Giants quarterback Eli Manning hands off to Orleans Darkwa during a game at Sports Authority Field at Mile High on Oct. 15, 2017 in Denver. Credit: Getty Images / Dustin Bradford

Eli Manning, who entered Week 6 with the most passing attempts in the league, threw only 19 times in Sunday’s 23-10 win against the Broncos.

“As a quarterback, it’s not the ideal way you want to play,” he admitted during his Monday radio spot on WFAN. “You want to throw it.”

Sorry, Eli, but this looks like it will be the new normal for the Giants. Not because it worked, although that certainly helped, but because it’s who they are right now. They adjusted well in their first game without Odell Beckham Jr., Brandon Marshall and Sterling Shepard, but two of those three receivers are gone for the season and the other, Shepard, is still nursing a sprained ankle that probably will keep him out until after the bye in Week 8.

In other words, those days of launching 40 passes and trying to light up an opponent are pretty much over.

Manning knows it, too.

“It fit our style at the moment,” he said of the change in philosophy from trying to get the ball in the hands of playmaking receivers to grinding out yardage on the ground with two tight-end sets. “We were short on receivers, we had some new guys in there, we were going to keep running it and keep battering it. Just get in that world.”

The 19 attempts were Manning’s fewest in a full regular-season game since he threw 15 against the Bills in miserable weather at Buffalo on Dec. 23, 2007. Manning’s 11 completions were the fewest he’s had in a full game since he had 10 against Pittsburgh on Nov. 4, 2012.

Perhaps most telling of this new way of doing things was the dearth of targets for wide receivers. Manning threw only six passes in their direction and completed just two for 22 yards.

Ben McAdoo would not commit to a marriage with this style of play. “Each game, each opponent, provides a new challenge and a new week,” he said Monday. “So, it just depends on how the week goes and what we think we have to do to give us the best chance to win the ballgame.”

Each week, though, should find the Giants reaching the same conclusion they did Sunday night, when McAdoo admired the game plan in the glow of victory.

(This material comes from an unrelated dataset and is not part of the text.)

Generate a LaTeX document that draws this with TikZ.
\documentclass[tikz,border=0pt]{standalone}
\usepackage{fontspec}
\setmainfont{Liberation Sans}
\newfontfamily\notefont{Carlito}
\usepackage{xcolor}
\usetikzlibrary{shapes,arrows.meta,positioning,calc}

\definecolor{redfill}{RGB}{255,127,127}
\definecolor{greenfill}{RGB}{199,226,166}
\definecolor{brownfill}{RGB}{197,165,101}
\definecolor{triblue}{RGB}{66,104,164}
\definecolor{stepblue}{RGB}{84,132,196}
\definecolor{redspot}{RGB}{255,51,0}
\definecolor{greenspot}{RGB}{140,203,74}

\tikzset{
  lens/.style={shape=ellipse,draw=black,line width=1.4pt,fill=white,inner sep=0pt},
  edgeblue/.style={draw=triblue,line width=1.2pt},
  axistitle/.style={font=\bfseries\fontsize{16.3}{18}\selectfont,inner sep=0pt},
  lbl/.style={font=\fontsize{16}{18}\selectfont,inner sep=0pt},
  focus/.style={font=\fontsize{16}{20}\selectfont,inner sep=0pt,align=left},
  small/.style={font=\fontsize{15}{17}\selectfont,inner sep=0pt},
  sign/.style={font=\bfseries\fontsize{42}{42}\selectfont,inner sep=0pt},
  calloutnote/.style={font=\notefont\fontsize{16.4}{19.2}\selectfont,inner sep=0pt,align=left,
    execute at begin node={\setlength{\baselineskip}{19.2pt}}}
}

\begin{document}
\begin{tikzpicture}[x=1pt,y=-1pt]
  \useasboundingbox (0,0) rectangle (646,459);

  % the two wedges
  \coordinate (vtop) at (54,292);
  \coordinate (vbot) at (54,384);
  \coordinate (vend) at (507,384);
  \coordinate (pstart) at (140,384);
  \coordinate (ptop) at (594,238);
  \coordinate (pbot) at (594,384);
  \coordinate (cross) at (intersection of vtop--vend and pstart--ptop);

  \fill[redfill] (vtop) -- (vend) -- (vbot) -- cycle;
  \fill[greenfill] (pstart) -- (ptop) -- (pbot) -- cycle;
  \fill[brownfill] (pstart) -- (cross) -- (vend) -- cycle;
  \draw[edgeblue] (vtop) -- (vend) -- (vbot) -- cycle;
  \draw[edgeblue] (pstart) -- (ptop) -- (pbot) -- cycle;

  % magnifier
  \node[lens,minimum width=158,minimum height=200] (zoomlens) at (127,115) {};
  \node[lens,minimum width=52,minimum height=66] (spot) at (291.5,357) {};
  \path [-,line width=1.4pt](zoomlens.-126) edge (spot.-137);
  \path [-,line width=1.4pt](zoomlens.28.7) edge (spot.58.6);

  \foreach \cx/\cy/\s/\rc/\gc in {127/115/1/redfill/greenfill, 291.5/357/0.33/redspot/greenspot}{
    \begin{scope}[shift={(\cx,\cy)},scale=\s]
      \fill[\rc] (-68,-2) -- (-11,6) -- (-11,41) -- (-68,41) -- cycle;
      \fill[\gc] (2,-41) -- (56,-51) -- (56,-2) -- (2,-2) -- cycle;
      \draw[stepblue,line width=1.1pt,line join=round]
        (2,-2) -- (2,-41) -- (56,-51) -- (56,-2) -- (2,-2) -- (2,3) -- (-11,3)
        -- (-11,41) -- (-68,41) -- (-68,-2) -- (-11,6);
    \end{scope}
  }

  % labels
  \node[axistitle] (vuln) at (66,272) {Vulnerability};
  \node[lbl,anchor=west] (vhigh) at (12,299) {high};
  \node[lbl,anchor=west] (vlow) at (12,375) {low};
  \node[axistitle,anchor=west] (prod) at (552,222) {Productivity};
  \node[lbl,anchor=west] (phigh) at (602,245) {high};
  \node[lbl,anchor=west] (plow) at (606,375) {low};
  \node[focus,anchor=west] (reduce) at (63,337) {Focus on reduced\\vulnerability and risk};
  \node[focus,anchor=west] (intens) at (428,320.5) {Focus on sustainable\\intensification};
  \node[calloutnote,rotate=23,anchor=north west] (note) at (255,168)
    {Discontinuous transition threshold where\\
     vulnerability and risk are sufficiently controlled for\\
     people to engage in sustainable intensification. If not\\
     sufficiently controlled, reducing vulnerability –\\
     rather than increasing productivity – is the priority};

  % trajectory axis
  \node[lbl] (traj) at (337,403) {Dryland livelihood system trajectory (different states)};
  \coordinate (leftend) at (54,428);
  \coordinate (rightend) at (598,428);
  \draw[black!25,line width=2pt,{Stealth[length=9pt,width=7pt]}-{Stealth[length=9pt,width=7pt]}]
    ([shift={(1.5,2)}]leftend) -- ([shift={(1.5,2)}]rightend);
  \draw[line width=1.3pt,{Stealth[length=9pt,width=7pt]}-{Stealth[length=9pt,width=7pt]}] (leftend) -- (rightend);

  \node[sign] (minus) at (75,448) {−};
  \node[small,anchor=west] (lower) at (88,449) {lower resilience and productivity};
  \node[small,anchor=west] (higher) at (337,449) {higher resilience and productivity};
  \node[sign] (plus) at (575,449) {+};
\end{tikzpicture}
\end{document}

“We knew it wasn’t going to be a real pretty football game, but that’s our style,” McAdoo said. “That’s how we feel like we have to win: physically, heavy-handed, with a lot of messes on the field. And I liked it.”

Beckham is not walking back in the door and onto the field for them. Their best options at this point are to rely on a suddenly resurgent running game — Orleans Darkwa had a career-high 117 yards on 21 carries, and his three gains of at least 15 yards or more equaled the Giants’ total of such runs in the first five games — and rookie tight end Evan Engram. He was targeted seven times, caught five passes for 82 yards, and scored the only Giants’ only offensive touchdown.

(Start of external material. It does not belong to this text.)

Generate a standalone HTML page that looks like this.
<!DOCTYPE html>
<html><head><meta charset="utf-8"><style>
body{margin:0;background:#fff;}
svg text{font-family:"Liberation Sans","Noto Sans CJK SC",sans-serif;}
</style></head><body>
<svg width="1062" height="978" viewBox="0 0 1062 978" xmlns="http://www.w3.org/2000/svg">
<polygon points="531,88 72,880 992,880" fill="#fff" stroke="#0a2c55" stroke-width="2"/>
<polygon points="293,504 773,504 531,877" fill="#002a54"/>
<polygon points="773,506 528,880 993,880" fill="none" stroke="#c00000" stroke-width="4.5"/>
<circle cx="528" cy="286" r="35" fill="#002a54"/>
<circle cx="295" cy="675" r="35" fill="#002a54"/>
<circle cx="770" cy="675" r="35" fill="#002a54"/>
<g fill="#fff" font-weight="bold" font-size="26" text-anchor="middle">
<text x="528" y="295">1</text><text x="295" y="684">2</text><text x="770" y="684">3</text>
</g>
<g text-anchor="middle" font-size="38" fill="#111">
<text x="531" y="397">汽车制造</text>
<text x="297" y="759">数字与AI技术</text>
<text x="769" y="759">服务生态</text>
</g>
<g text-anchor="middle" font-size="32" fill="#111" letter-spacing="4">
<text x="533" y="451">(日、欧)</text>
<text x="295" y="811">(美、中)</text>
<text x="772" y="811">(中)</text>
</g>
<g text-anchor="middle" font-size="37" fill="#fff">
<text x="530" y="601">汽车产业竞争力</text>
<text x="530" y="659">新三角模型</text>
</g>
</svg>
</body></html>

The key to it all is having a defense that can prevent large early deficits that would force the Giants to throw to try to catch up.

Until Shepard returns, at least, that seems to be who the Giants are. Even then, Shepard’s impact probably won’t be enough to change it that drastically.

“It’s not always easy to play that way,” Manning said of the new personality of the team.

For the rest of this year, they may not have any other choices.